Nicole Conn, whose 1992 romance “Claire of the Moon” was a considerable hit with lesbian audiences — although primarily due to lack of competition rather than merit — is back with the very different, nonfiction “Little Man.” Potent docu chronicles the first two years of a baby boy who was born by C-section 100 days early and was given scant survival odds. Pic can be taken as either inspirational or cautionary, but either way rivets attention on the efforts of both medical science and Conn herself to keep the little guy alive. Fest, specialized broadcast and educational play are signaled.
When helmer and her domestic partner Gwen decide to have a second child — they already have the delightful preschool-aged Gabrielle — circumstances necessitate the use of a surrogate carrier who, we’re told, seriously misrepresents her health. (This woman is glimpsed, but unfortunately declined or wasn’t allowed to speak on-camera.)
Ultrasound soon reveals the fetus is way behind schedule in development. All concerned are advised to terminate the pregnancy, given the risk to the carrier and the extreme likelihood of the child’s emerging dead or severely impaired.
Conn alone insists on its survival, eventually spending virtually all waking hours at the hospital’s Neo-Natal Intensive Care Center. There, tiny preemie Nicholas spends his first months hovering at death’s door in an incubator and on a respirator. He still requires IV feeding (plus round-the-clock home nurses) even after he’s allowed to go home.
Exhausting care regimen takes its toll on Nicole’s relationships with her daughter and mate, admitting at one point “We are now living the train wreck Gwen predicted.” Two years on, Nicky’s periods of improved health still are regularly broken by reprised and new crises (including seizures, hearing loss and possible brain damage); his long-term prognosis remains uncertain.

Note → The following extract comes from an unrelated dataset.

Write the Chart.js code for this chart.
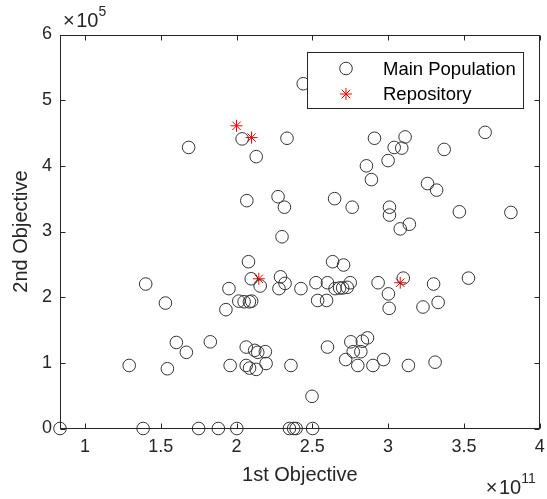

There’s no question that helmer’s commitment to the tot is formidable, even if at times she seems over-willing to let pic cast her as its “passionate, mercurial” (as she’s described at one point) heroine. Occasionally, docu’s very slick style borders on tabloid-TV sob-sisterdom. But intensity of the subject matter (and medical procedures graphically shown) always pulls it back to terra firma.
Various hospital personnel, specialists, and close friends offer commentary that’s sometimes emotional, but more often diplomatic. It’s up to the viewer to weigh whether keeping Nicholas — many times Conn and others were urged to “let him go” — alive was a selfless or selfish act. Advanced technologies now allow hitherto doomed children to survive (if often only that) in a “world of manufactured disability.” But is it a life they will view as gift or curse?
Editing is well-crafted package’s outstanding element, as it compacts what must have been a huge quantity of raw footage into two crisp, engrossing, head-long yet never hectic hours.